More than a third of respondents in Croatia and Southeast European countries believe that most representatives of non-governmental organisations (NGOs) and journalists are corrupt, according to the results of the survey presented at a press conference in the offices of the European Commission Representation in Zagreb earlier this week.
The survey was carried out in Albania, Bosnia and Herzegovina, Bulgaria, Croatia, Kosovo, Macedonia, Montenegro, Serbia and Turkey, on a sample of 1,000 people aged 18 and above in each country.
The survey shows that about 50 percent of respondents in Southeast Europe see corruption as the second biggest societal problem in the period between 2001 and 2016, after unemployment.

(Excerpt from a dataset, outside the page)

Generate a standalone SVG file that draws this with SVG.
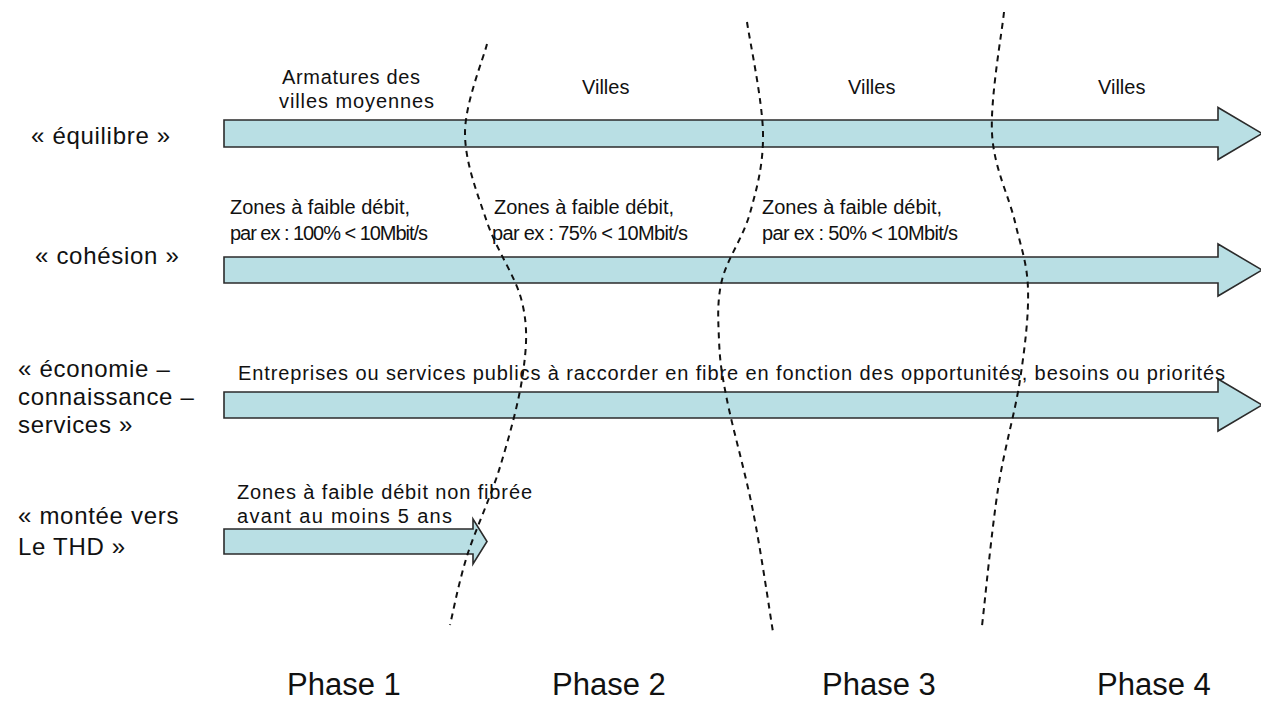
<svg xmlns="http://www.w3.org/2000/svg" width="1261" height="702" viewBox="0 0 1261 702">
<style>
.bg{fill:#ffffff}
.arrow{fill:#b9dfe4;stroke:#2b2b2b;stroke-width:1.6;stroke-linejoin:miter}
.lbl{font-family:"Liberation Sans",Arial,sans-serif;font-size:24px;letter-spacing:0.7px;fill:#111}
.txt{font-family:"Liberation Sans",Arial,sans-serif;font-size:20px;fill:#111}
.phase{font-family:"Liberation Sans",Arial,sans-serif;font-size:31px;fill:#111}
.dash{fill:none;stroke:#111;stroke-width:2;stroke-dasharray:6 5}
</style>
<rect class="bg" x="0" y="0" width="1261" height="702"/>

<g id="row-equilibre">
<text class="lbl" x="31" y="144">« équilibre »</text>
<path class="arrow" d="M224,120 H1218 V107.5 L1262,133.5 L1218,159.5 V147 H224 Z"/>
<text class="txt" x="282" y="84" textLength="138">Armatures des</text>
<text class="txt" x="279" y="108" textLength="155">villes moyennes</text>
<text class="txt" x="582" y="94">Villes</text>
<text class="txt" x="848" y="94">Villes</text>
<text class="txt" x="1098" y="94">Villes</text>
</g>

<g id="row-cohesion">
<text class="lbl" x="35" y="264">« cohésion »</text>
<path class="arrow" d="M224,257 H1218 V244 L1262,270 L1218,296 V283 H224 Z"/>
<text class="txt" x="230" y="214">Zones à faible débit,</text>
<text class="txt" x="230" y="240" textLength="198">par ex : 100% &lt; 10Mbit/s</text>
<text class="txt" x="494" y="214">Zones à faible débit,</text>
<text class="txt" x="492" y="240" textLength="196">par ex : 75% &lt; 10Mbit/s</text>
<text class="txt" x="762" y="214">Zones à faible débit,</text>
<text class="txt" x="762" y="240" textLength="196">par ex : 50% &lt; 10Mbit/s</text>
</g>

<g id="row-economie">
<text class="lbl" x="18" y="377">« économie –</text>
<text class="lbl" x="18" y="405">connaissance –</text>
<text class="lbl" x="18" y="433">services »</text>
<path class="arrow" d="M224,392 H1218 V379 L1262,405 L1218,431 V418 H224 Z"/>
<text class="txt" x="238" y="380" textLength="987">Entreprises ou services publics à raccorder en fibre en fonction des opportunités, besoins ou priorités</text>
</g>

<g id="row-thd">
<text class="lbl" x="18" y="524">« montée vers</text>
<text class="lbl" x="18" y="555">Le THD »</text>
<path class="arrow" d="M224,529 H473 V519 L487,541.5 L473,564 V554 H224 Z"/>
<text class="txt" x="237" y="499" textLength="295">Zones à faible débit non fibrée</text>
<text class="txt" x="237" y="523" textLength="215">avant au moins 5 ans</text>
</g>

<g id="connectors">
<path class="dash" d="M487,44 C483.3,58.8 465,103.3 465,133 C465,162.7 477.5,193.8 487,222 C496.5,250.2 516,276.8 522,302 C528,327.2 526.7,345.5 523,373 C519.3,400.5 509.3,436.5 500,467 C490.7,497.5 475.3,529.7 467,556 C458.7,582.3 452.8,613.5 450,625"/>
<path class="dash" d="M747,22 C749.7,40.5 762.5,101.2 763,133 C763.5,164.8 756.8,188.5 750,213 C743.2,237.5 727.2,258.8 722,280 C716.8,301.2 718.2,320 719,340 C719.8,360 721.3,371.5 727,400 C732.7,428.5 745.3,472.3 753,511 C760.7,549.7 769.7,611.8 773,632"/>
<path class="dash" d="M1004,12 C1002,32.2 990.2,98 992,133 C993.8,168 1009,196 1015,222 C1021,248 1027.2,262.7 1028,289 C1028.8,315.3 1025,346.7 1020,380 C1015,413.3 1004.3,448 998,489 C991.7,530 984.7,603.2 982,626"/>
</g>

<g id="phases">
<text class="phase" x="287" y="695">Phase 1</text>
<text class="phase" x="552" y="695">Phase 2</text>
<text class="phase" x="822" y="695">Phase 3</text>
<text class="phase" x="1097" y="695">Phase 4</text>
</g>
</svg>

In Croatia, compared with 2014, the proportion of people involved in corrupt practices (bribe giving) has decreased, while the corruption pressure (bribe seeking) has increased, which means that Croatian citizens are not always ready to respond to bribery requests and give bribes.
A high proportion of respondents in Croatia said that they did not accept any form of corrupt behaviour, but added that it was highly likely that they would come under corruption pressure in the future.
Mirella Rasic of the European Commission Representation said that the survey showed that corruption was still very present in the lives of many people in Croatia, but the fact that a considerable number of people were willing to say "no" was encouraging.
Maja Baricevic, the head of the Department for Prevention of Corruption at the Ministry of Justice, said that particularly worrying was the increase in the number of people who had been asked to give bribes.
Munir Podumljak, the coordinator of the SELDI anti-corruption network in Croatia, also expressed concern about the increase in corruption pressure in Croatia, which he said had increased by 2.2 percentage points since 2014.
Podumljak said that Turkey had now replaced Croatia as the country with the lowest corruption pressure in Southeast Europe. Commenting on the perceived increase of corruption in the non-governmental sector and media, he said that "civil society and media are slowly ceasing to be mechanisms for the external control of state functions, which brings into question the future of the countries in which the survey was carried out."